The Thermal Star is owned by a Jewish man who was born in the nearby town of Munkacs. He immigrated to the United States in the 1980s, became a successful real estate developer with holdings in Manhattan, and purchased the hotel a few years ago. Several times a year he makes it available to Jewish tour groups who come to visit and learn about the area’s Jewish history. 

During Pesach the hotel became kosher-for-Passover for the 250 holiday guests. Food was plentiful and delicious, and there were lectures, concerts, and a festive end-of-Pesach cookout bash, with traditional entertainment by Ukrainian musicians. 

But the main focus for us was the historical guided tours during the interim days of the holiday.

We visited the city of Uzhgorod, which used to be a stronghold of Orthodox and hasidic scholarship; One of its own — Rabbi Solomon Ganzfried — was the author of the important work Kitzur Shulhan Aruch. Destroyed in the war, the Jewish community in recent years has been re-established, with a synagogue, a community center, and a day school; a Chabad shaliah, Rabbi Menachem Mendel Taichman, oversees Jewish life in Uzhgorod and the surrounding area. 

We travelled three-and-a-half hours deep into the Carpathian Mountains to reach the picturesque town of Kolachava, with its outdoor museum of restored shtetl buildings, including a small “shul” and a “kreitchmer,” the local bar that in most European shtetls was owned by a Jew. Though this town was incredibly remote and hard to reach, the 450 Jews who lived there nevertheless were found by the Nazis and deported to the camps. 

We visited the city of Khust, which had one of the largest and most important Jewish communities in the Carpathian area in the 1800s, due to the leadership of Maharam Schick (Moreinu Harav Moshe Schick), who ran a yeshiva that trained hundreds of rabbis. When we visited the beautiful shul in Khust, a member of our group whose parents were from the city found an old siddur with his father’s handwriting and signature — an emotional experience for him that we all shared.

Lastly we visited the town of Munkacs, just 20 minutes away, important because the Munkacser hasidim — now of Boro Park, Brooklyn — were established here. We also visited the 15th-century Palanok Castle and learned how this Zakarpatia area of Ukraine changed identities and languages so frequently over the last 700 years: from Hungarian, to Austrian, Czech, Ukrainian, and Russian.

Several couples with roots in the area brought along children and grandchildren — a great opportunity to spend Pesach together while exploring their ancestors’ origins.
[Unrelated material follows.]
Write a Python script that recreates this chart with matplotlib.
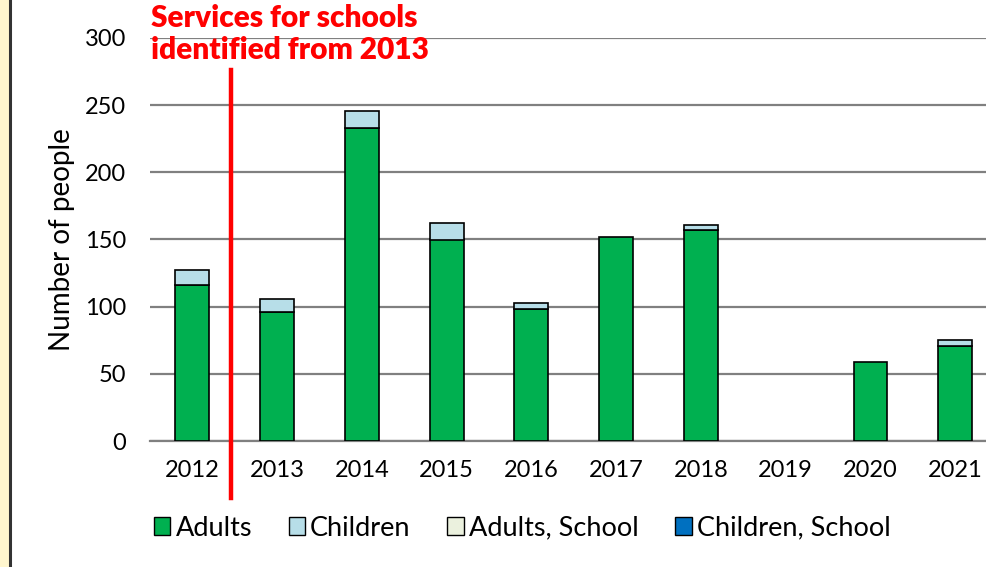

One extended family crossed the border into Romania for a day, arranging their own private tour in order to visit a grandparent’s grave and home town. 

Though my parents were both from Poland, I too have a family connection to Ukraine, specifically to Lviv, the largest city in the western part of the country and one of its main cultural centers.  We toured the city (also known as Lvov, or Lemberg during the Austrian-Hungarian empire era) at the start of our program. It is a beautiful city that once had a sizable Jewish community. My mother was attending a vocational boarding school there when the Germans invaded Poland and World War II broke out in 1939. Her parents, sisters, and brothers quickly packed a few belongings and set out from their Polish shtetl 130 miles west of Lviv to escape the advancing Germans and reunite with my mother. 
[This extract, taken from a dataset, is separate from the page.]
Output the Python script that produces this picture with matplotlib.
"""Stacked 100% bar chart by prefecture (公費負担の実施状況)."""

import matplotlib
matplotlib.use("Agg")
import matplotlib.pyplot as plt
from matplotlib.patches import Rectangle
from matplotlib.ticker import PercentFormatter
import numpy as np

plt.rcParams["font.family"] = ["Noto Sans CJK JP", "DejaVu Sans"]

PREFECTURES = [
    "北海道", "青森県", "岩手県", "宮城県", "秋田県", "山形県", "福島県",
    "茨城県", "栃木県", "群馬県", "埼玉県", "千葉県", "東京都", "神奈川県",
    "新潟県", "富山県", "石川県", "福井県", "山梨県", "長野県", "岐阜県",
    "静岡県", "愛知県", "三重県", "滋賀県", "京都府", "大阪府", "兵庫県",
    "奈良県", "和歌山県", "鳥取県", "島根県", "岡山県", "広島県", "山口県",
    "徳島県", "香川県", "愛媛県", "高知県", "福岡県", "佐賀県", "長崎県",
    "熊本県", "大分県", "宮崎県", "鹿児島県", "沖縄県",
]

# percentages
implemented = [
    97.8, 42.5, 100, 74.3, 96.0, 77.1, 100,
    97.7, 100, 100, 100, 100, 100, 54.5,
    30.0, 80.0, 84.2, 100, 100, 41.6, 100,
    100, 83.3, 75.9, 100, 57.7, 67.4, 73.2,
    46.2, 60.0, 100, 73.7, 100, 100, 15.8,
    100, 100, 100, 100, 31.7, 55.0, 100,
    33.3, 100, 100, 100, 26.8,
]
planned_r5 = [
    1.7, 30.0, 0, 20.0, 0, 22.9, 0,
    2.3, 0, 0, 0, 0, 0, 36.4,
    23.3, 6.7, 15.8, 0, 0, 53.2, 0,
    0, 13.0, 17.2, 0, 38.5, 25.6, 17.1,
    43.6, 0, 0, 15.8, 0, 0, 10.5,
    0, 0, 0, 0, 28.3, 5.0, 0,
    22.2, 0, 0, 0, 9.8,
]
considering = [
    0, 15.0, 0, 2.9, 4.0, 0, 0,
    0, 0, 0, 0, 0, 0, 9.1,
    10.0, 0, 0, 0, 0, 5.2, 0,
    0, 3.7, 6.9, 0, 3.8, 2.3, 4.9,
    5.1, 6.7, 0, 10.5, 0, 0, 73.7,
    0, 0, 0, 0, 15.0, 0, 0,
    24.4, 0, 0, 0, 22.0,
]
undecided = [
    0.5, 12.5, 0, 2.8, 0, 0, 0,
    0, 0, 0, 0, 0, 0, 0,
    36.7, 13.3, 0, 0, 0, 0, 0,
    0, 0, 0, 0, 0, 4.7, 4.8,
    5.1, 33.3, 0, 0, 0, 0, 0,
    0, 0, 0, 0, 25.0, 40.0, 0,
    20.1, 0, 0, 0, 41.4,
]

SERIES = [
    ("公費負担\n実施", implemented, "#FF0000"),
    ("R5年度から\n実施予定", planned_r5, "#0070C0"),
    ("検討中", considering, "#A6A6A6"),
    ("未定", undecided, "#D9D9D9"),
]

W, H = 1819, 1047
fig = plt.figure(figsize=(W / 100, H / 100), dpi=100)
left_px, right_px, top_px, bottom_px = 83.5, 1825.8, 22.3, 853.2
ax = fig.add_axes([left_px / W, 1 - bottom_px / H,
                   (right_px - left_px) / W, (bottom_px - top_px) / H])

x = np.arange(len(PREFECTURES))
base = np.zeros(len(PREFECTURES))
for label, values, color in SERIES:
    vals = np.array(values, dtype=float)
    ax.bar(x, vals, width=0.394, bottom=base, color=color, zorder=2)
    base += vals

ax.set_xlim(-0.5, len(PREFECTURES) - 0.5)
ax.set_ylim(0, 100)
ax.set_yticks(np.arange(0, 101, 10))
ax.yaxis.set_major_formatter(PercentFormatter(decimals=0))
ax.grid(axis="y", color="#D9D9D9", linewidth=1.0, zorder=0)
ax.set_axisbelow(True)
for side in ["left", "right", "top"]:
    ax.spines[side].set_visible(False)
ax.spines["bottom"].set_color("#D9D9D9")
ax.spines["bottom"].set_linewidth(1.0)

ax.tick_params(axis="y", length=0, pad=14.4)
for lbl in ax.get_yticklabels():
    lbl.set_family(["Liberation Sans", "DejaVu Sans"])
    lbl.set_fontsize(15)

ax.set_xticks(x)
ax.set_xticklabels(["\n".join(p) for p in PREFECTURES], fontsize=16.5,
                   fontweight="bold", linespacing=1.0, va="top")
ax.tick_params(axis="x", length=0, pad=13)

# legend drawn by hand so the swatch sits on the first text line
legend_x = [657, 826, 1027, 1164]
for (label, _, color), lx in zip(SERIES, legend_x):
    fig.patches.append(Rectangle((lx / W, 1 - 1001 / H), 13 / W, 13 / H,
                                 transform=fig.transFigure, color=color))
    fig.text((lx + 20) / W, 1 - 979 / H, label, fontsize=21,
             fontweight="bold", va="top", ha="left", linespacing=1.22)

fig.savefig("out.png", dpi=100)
Once in Lviv they learned the city had been taken over by the Russians. All refugees from Poland — like my mother’s family — were boarded onto freight trains by the Russians and transported to Siberia. Though the war years were cold and difficult in Siberia, it was through this lucky break with the Lviv, Ukraine, connection that my mother and her family managed to survive the war, far away from the camps that ended up taking most of Europe’s Jews, including my father’s entire family.